O surgimento de relatórios antibullying com nenhuma ocorrência, realizados às pressas, ou com documentações pífias, sem credibilidade e dotadas de nenhum apoio no mundo real (pesquisas, questionários etc.), a meu ver, pode configurar fraude contra as leis antibullying e improbidade administrativa. O assunto é extremamente sério, urgente e deve ser objeto de atenção imediata por parte dos envolvidos.
O descumprimento da obrigação específica do artigo 6º da Lei Antibullying, que determina a produção efetiva de relatórios, baseados em metodologias que possam ser comprovadas e conferidas posteriormente - inclusive pelo Poder Judiciário caso o fato seja levado aos tribunais - traz prejuízos para milhões de estudantes por todo o país.
Enfim, a ausência desses relatórios efetivos dificulta o gestor público adotar medidas concretas e bem direcionadas para reduzir a violência no meio escolar. Além disso, esse desrespeito pode caracterizar dolo na omissão de se cumprir efetivamente as Leis Federais 13.185/15 e 13.663/18, além de descumprimento do princípio da legalidade, previsto na Lei Federal 8.429/92 (Improbidade Administrativa), sujeitando esses agentes públicos a processos judiciais, já que trazem obrigações específicas para os secretários municipais e estaduais de educação.
Lélio Braga Calhau é Promotor de Justiça do Ministério Público de Minas Gerais.

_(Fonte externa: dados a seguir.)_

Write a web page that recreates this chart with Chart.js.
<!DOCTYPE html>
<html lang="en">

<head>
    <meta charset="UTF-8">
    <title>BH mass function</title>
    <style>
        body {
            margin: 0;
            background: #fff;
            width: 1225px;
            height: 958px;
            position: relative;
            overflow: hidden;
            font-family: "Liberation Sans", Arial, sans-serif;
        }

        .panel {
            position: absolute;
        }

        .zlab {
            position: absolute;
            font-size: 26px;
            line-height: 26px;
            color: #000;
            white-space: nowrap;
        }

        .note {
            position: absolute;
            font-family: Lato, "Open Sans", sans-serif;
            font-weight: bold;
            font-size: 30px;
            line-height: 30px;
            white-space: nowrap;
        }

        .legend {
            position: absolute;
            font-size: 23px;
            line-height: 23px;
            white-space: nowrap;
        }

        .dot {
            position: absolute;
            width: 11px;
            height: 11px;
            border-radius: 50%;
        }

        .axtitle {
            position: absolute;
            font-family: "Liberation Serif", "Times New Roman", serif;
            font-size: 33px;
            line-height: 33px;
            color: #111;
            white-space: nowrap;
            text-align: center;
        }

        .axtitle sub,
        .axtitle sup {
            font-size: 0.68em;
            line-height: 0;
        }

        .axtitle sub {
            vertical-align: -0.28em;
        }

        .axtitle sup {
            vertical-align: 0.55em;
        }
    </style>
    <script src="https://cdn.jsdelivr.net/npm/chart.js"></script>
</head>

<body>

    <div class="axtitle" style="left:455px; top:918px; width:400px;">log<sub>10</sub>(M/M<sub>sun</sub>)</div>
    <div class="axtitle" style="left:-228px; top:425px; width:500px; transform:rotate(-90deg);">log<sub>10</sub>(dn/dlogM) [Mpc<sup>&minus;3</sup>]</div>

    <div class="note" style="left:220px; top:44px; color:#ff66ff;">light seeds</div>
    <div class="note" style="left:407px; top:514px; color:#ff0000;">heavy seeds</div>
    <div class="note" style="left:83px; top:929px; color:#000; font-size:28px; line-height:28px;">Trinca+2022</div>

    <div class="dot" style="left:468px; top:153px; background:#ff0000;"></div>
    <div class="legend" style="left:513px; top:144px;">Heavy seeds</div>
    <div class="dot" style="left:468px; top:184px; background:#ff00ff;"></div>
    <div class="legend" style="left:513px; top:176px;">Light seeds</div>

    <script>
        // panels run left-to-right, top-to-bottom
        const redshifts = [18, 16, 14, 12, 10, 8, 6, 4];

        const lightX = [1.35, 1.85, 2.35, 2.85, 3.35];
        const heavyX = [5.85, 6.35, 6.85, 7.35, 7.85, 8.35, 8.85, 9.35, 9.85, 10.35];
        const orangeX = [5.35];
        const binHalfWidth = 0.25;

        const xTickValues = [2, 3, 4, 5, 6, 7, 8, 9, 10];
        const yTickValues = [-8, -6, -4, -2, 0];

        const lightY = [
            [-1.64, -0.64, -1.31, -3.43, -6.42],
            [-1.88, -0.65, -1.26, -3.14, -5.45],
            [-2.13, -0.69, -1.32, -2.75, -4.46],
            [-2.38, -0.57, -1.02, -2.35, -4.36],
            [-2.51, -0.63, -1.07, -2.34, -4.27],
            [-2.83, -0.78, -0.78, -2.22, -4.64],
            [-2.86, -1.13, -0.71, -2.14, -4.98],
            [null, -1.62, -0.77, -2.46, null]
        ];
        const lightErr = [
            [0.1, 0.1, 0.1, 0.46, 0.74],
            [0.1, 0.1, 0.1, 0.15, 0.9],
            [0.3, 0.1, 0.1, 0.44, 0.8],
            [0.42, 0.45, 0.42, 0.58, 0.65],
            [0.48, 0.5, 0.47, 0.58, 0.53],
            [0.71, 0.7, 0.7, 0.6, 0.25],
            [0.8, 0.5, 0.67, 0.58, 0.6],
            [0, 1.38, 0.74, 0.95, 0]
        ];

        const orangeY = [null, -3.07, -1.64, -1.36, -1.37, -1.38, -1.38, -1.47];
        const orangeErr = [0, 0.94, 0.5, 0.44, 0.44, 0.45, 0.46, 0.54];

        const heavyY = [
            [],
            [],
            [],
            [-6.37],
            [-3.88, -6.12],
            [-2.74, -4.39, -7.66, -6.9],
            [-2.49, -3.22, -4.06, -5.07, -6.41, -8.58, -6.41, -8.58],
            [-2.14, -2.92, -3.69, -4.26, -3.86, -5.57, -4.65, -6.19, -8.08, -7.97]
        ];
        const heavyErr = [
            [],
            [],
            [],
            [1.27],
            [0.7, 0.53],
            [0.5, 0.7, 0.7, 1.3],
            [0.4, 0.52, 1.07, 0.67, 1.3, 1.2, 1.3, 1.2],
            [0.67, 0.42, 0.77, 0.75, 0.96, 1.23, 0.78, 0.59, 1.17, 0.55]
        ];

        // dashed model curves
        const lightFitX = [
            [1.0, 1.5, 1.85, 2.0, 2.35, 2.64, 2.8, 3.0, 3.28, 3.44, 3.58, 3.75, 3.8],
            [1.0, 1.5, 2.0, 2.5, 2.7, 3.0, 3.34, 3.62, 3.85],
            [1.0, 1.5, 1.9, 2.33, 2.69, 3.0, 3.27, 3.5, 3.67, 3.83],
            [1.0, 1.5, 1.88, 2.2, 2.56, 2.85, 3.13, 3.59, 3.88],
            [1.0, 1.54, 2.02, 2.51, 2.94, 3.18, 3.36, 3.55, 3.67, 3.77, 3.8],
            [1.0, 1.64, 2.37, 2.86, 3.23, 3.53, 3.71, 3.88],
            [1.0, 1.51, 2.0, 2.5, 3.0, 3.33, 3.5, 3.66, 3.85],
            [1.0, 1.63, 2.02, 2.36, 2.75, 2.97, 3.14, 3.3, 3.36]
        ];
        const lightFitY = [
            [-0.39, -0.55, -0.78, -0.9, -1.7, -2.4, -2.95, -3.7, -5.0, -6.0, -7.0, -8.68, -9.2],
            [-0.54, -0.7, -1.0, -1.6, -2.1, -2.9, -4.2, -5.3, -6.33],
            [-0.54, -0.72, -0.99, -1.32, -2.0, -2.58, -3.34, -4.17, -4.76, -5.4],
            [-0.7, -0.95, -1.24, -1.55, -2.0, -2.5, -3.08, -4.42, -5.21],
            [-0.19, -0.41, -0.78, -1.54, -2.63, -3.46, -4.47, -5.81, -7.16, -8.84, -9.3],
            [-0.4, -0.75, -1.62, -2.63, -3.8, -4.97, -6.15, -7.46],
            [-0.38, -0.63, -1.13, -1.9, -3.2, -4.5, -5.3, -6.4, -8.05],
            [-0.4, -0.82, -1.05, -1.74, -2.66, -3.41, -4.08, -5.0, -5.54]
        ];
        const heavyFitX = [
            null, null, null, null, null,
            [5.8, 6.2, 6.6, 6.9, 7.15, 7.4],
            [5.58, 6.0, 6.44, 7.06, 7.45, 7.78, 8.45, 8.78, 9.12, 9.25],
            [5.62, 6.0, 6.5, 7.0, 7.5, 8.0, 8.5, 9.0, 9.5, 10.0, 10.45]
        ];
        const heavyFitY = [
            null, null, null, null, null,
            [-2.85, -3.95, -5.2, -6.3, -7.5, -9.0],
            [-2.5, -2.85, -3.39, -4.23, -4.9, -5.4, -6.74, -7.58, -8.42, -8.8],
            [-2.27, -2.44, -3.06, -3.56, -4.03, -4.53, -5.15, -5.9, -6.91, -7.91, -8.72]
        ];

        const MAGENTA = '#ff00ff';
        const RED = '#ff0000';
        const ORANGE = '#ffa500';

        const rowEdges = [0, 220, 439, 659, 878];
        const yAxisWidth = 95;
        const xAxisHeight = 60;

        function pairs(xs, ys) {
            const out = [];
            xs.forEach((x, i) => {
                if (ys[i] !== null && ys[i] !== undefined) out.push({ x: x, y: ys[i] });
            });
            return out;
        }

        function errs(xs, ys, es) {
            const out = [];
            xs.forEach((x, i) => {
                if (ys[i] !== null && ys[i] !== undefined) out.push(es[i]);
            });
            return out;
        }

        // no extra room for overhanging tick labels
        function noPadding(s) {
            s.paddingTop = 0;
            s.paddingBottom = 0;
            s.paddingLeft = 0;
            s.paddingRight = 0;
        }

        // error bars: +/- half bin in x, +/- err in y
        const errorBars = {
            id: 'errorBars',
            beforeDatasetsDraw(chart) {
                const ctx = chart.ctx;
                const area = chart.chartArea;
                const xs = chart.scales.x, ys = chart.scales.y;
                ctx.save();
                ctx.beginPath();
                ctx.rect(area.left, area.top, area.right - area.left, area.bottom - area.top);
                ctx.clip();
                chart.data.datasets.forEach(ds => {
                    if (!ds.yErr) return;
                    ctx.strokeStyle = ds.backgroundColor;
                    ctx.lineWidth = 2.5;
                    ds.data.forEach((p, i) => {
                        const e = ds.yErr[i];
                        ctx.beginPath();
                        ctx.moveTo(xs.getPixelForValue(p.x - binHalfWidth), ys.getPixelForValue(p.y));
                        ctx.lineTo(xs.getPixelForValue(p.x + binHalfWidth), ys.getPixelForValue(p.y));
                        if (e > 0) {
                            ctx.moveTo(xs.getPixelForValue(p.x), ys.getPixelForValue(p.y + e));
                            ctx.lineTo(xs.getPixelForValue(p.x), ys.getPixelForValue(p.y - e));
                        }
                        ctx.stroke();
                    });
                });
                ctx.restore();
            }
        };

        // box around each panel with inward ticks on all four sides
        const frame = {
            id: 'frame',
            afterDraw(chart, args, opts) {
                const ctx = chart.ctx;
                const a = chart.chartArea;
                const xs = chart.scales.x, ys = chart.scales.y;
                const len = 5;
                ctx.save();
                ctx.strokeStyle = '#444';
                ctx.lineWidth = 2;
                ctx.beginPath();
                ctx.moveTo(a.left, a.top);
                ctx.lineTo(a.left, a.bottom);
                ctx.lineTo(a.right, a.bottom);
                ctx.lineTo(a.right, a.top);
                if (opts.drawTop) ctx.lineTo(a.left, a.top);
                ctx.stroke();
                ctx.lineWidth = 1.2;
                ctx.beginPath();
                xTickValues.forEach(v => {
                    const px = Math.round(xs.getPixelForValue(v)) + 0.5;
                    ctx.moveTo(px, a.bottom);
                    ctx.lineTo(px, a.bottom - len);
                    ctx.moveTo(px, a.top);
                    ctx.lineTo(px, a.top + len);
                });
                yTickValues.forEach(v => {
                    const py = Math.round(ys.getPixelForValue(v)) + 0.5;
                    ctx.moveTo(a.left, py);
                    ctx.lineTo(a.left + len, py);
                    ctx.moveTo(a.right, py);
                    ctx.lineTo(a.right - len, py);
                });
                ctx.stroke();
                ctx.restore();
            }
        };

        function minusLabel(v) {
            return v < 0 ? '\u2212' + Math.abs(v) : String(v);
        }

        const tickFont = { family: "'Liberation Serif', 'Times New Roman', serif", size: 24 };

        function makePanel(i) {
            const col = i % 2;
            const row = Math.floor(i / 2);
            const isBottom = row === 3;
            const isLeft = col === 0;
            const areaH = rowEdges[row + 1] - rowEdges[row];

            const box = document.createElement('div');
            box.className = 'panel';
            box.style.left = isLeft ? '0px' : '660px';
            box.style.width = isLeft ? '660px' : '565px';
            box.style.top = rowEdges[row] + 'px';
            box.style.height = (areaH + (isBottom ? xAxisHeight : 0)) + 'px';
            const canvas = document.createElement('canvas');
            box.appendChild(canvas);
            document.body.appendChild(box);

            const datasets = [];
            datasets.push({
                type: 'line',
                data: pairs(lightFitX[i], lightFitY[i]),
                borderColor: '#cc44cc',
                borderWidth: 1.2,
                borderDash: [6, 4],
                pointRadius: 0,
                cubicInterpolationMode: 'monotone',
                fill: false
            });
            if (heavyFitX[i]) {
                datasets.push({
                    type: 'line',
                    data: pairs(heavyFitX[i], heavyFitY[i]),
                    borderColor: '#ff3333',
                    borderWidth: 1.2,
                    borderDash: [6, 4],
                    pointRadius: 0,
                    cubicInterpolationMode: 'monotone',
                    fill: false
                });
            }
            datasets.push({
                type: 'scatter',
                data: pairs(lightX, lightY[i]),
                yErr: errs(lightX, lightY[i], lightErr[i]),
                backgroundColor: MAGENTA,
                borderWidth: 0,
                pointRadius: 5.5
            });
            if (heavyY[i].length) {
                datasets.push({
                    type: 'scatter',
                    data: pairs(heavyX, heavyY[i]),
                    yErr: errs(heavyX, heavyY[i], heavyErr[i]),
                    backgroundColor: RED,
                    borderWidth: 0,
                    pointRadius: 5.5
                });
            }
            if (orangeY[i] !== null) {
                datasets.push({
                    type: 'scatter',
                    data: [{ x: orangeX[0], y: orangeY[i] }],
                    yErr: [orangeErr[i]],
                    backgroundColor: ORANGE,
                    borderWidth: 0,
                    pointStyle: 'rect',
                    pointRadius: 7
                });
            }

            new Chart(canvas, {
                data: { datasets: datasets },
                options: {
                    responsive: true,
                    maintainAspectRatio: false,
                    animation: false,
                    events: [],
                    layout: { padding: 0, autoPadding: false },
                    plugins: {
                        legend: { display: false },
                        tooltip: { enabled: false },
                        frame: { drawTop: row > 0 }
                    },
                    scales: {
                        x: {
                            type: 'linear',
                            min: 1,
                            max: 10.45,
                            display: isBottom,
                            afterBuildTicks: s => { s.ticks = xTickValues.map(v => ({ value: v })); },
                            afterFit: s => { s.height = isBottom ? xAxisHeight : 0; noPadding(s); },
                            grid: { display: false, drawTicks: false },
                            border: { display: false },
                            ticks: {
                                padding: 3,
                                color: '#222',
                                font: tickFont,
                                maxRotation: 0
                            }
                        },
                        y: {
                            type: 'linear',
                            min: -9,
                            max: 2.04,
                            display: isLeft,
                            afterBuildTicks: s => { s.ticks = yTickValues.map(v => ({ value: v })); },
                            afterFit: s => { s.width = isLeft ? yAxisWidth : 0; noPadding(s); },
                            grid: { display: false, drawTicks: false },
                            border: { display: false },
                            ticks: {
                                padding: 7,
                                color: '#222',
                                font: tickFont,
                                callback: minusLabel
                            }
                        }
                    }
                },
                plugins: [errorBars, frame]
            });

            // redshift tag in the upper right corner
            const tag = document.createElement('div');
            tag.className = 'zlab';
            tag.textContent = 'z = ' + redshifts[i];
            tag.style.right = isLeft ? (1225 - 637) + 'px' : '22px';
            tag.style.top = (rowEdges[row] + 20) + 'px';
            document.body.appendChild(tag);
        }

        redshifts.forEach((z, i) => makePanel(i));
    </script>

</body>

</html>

Graduado em Psicologia pela UNIVALE, é Mestre em Direito do Estado e Cidadania pela UFG-RJ. É também autor do livro “Bullying: o que você precisa saber”.
Sobre o livro: Ao longo de mais de 10 anos atuando na defesa da infância e da juventude, o promotor de justiça Lélio Braga Calhau, que é graduado em Psicologia e Mestre em Direito do Estado e Cidadania pela UGF-RJ, se deparou com inúmeros casos de bullying. A vivência o inspirou a se aprofundar no assunto e o resultado é o livro “Bullying: o que você precisa saber”, que acaba de ser lançado pela editora Rodapé. Trata-se uma obra simples, direta e objetiva, sugerindo medidas para identificar, prevenir e combater o problema.
Segundo o autor, bullying é o ato de “desprezar, denegrir, violentar, agredir, destruir a estrutura psíquica de outra pessoa sem motivação alguma e de forma repetida”. E, cabe destacar que não se tratam de pequenas brincadeiras próprias da infância, as chamadas “microviolências”, mas sim de casos de violência física e/ou moral, muitas vezes velada.